EL ARCO DE ODISEO, Marcel Pinte, por Marcos Muelas




Tanto da si usted nació en la década de los 60 como la de los 80. Seguramente, a los seis años usted tuvo una infancia muy similar a la mía, incluso si nos distancian veinte años o un continente. Si usted, al igual que yo, nació en España, seguramente nos entretuvimos con los mismos programas de televisión, pues no es que hubiera muchos canales donde elegir por aquel entonces. Da igual si nos separan una o dos décadas, con seis años ambos jugamos a las canicas, la peonza o las chapas.

Sinceramente, no creo que los niños de ahora repitan nuestros juegos de infancia y si lo hacen, dudo que éstos puedan competir con el entretenimiento que puede brindar una pantalla táctil. Quizá sea inevitable que nuestros juegos y juguetes resulten aburridos a las nuevas generaciones y que poco a poco acaben en el olvido o como material de colección para los más nostálgicos.

La tecnología dedicada al entretenimiento ha dado un salto muy grande en esta última década. Tanto es así que los de mi generación tenemos una infancia más común con nuestros abuelos que con nuestros hijos. Pero, hay infancias e infancias. No es lo mismo crecer durante un periodo de paz y prosperidad, que hacerlo durante una larga guerra.

Y pregunto, ¿cómo era su vida a los 6 años de edad? Usted no sé, pero yo por aquel entonces usaba zapatillas con cierres de velcro, pues aún no sabía ni anudarme los cordones. No recuerdo ser ningún lumbreras, ni tener ninguna cualidad que me hiciera destacar. Sí, ese era yo, la mediocridad resumida en un niño de seis años.

En el contrapunto, con algunas décadas de diferencia, recordaré a Marcel Pinte, que a sus seis años demostró una madurez e ingenio únicos.

Era el año 1944 y todos los recuerdos de Marcel se desarrollaban en una Francia ocupada. Quizá fueran esas cosas las que le hicieran madurar de forma tan prematura.

A su corta edad había sido obligado a presenciar escenas nada habituales. No solo hablo de los horrores que tuvieron que vivir millones de niños en Europa. A las afueras de Limoges, en una apartada granja, Marcel vivía junto a su familia. En un día cualquiera era posible que los Pinte pudieran albergar a un paracaidista aliado oculto en el desván.
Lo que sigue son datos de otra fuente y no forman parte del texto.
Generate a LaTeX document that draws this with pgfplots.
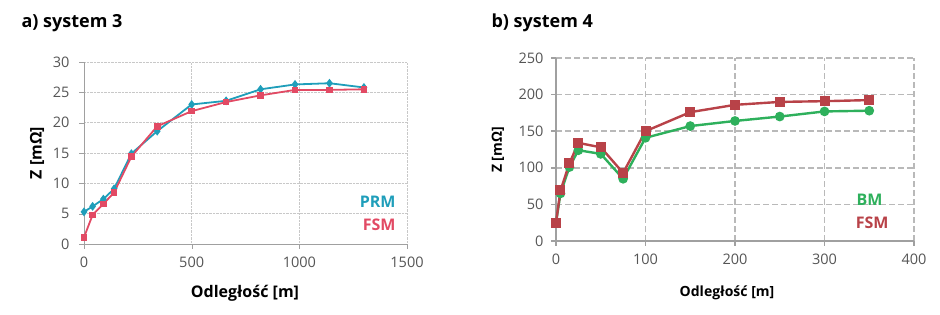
\documentclass[border=0pt]{standalone}
\usepackage{pgfplots}
\pgfplotsset{compat=1.18}
\usepackage{fontspec}
\setmainfont{Open Sans}

\definecolor{prm}{RGB}{31,158,186}
\definecolor{fsmA}{RGB}{226,74,100}
\definecolor{bm}{RGB}{46,176,92}
\definecolor{fsmB}{RGB}{184,66,72}
\definecolor{axgray}{RGB}{160,160,160}
\definecolor{gridgray}{RGB}{200,200,200}
\definecolor{gridgrayB}{RGB}{185,185,185}
\definecolor{ticktext}{RGB}{85,85,85}

\pgfplotsset{
  common/.style={
    scale only axis, anchor=south west, clip=false,
    axis x line*=bottom, axis y line*=left,
    axis line style={axgray},
    tick align=outside, major tick length=5pt,
    tick style={axgray},
    grid=major,
    /pgf/number format/assume math mode=true,
    /pgf/number format/1000 sep={},
    tick label style={font=\fontsize{14.5}{16}\selectfont, text=ticktext},
  }
}

\begin{document}
\begin{tikzpicture}[x=1pt,y=1pt]
\path[use as bounding box] (0,0) rectangle (940,315);

% ---- a) system 3 ----
\node[anchor=west, font=\fontsize{18}{20}\selectfont\bfseries] at (18,292) {a) system 3};
\begin{axis}[common,
  at={(84pt,71pt)}, width=323pt, height=182pt,
  xmin=0, xmax=1500, ymin=0, ymax=30,
  xtick={0,500,1000,1500}, ytick={0,5,10,15,20,25,30},
  axis line style={axgray, line width=0.8pt},
  grid style={gridgray, densely dotted, line width=0.8pt},
  xticklabel style={yshift=-4pt}, yticklabel style={xshift=-6pt},
]
\addplot[color=prm, line width=1.8pt, mark=diamond*, mark size=3pt] coordinates {
  (0,5.3) (40,6.2) (90,7.4) (140,9.1) (220,14.9) (340,18.6)
  (500,23.0) (660,23.6) (820,25.5) (980,26.3) (1140,26.5) (1300,25.8)
};
\addplot[color=fsmA, line width=1.8pt, mark=square*, mark size=2.4pt] coordinates {
  (0,1.1) (40,4.8) (90,6.6) (140,8.5) (220,14.4) (340,19.4)
  (500,21.9) (660,23.4) (820,24.5) (980,25.4) (1140,25.4) (1300,25.5)
};
\end{axis}
\node[rotate=90, font=\fontsize{16}{18}\selectfont\bfseries] at (37,162) {Z [mΩ]};
\node[font=\fontsize{16}{18}\selectfont\bfseries] at (245,22) {Odległość [m]};
\node[anchor=east, text=prm, font=\fontsize{16}{18}\selectfont\bfseries] at (399,113) {PRM};
\node[anchor=east, text=fsmA, font=\fontsize{16}{18}\selectfont\bfseries] at (399,90) {FSM};

% ---- b) system 4 ----
\node[anchor=west, font=\fontsize{18}{20}\selectfont\bfseries] at (488,292) {b) system 4};
\begin{axis}[common,
  at={(556pt,74pt)}, width=358pt, height=183pt,
  xmin=0, xmax=400, ymin=0, ymax=250,
  xtick={0,100,200,300,400}, ytick={0,50,100,150,200,250},
  axis line style={axgray, line width=1.6pt},
  tick style={axgray, line width=1.6pt},
  grid style={gridgrayB, dash pattern=on 6pt off 3pt, line width=1.6pt},
  xticklabel style={yshift=-4pt}, yticklabel style={xshift=-4pt},
]
\addplot[color=bm, line width=2.4pt, mark=*, mark size=3.6pt] coordinates {
  (0,25) (5,65) (15,101) (25,124) (50,119) (75,85) (100,141)
  (150,157) (200,164) (250,170) (300,177) (350,178)
};
\addplot[color=fsmB, line width=2.4pt, mark=square*, mark size=3.8pt] coordinates {
  (0,25) (5,69) (15,106) (25,134) (50,128) (75,93) (100,150)
  (150,176) (200,186) (250,190) (300,191) (350,192.5)
};
\end{axis}
\node[rotate=90, font=\fontsize{14}{16}\selectfont\bfseries] at (498,165) {Z [mΩ]};
\node[font=\fontsize{14}{16}\selectfont\bfseries] at (727,22) {Odległość [m]};
\node[anchor=east, text=bm, font=\fontsize{16}{18}\selectfont\bfseries] at (886,115) {BM};
\node[anchor=east, text=fsmB, font=\fontsize{16}{18}\selectfont\bfseries] at (892,92) {FSM};
\end{tikzpicture}
\end{document}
Por la noche, la cocina se convertía en un improvisado cuartel general de la resistencia, donde se reunían los cabecillas de la resistencia para gestar planes contra las fuerzas de ocupación. No es necesario decir que cualquiera de estas actividades ponían en alto riesgo al núcleo familiar. Pero sería injusto juzgar a los padres del pequeño Marcel por exponerlo a tal riesgo, pues sin la implicación y sacrificio de familias como la suya Francia no habría sido liberada.

Eugène, que así se llamaba el padre de la criatura, lideraba un grupo de resistencia local que día a día aumentaba en importancia. El joven Marcel observaba en silencio todo lo que ocurría a su alrededor siendo consciente del riesgo que corrían todos. Y quizá fuera este hecho el que le obligara de madurar de forma tan acelerada.

La granja en la que vivía junto a sus padres y cuatro hermanos estaba emplazada en una zona apartada lo que la mantuvo relativamente alejada del interés de las tropas nazis. Marcel demostró una inteligencia sobresaliente que le otorgaba una memoria y desenvoltura únicas. Acosados por las patrullas, el movimiento rebelde descubrió en el joven un medio perfecto para pasar mensajes delante de las tropas nazis. ¿Quién iba a sospechar que un niño tan pequeño pudiera hacer tal cosa? Memorizaba los mensajes a la perfección y bajo su pequeña camisa transportaba mapas y documentos para la resistencia. Tal fue su relevancia que pronto se convirtió en un miembro activo de la resistencia francesa conocido con el nombre clave de Quinquin.

En la víspera de la liberación de Limoges, mientras se encontraba entre las tropas de asalto, quiso un mal destino que una de las armas de los aliados se disparara accidentalmente. Una ráfaga de balas segó inevitablemente la vida del joven a tan pocos días de la victoria que les daría la libertad.







El joven fue enterrado con los honores propios de un héroe. Cuentan que, días después, los suministros que lanzaron las tropas aliadas desde los aviones al lugar, los soltaron utilizando paracaídas negros en señal de luto y respeto por Marcel Pinte.

Aun así, tuvieron que pasar décadas para que el mundo reconociera la participación del joven intrépido en este conflicto mundial. Actualmente es considerado el participante más joven de la segunda guerra mundial que dio su vida en su lucha por la libertad.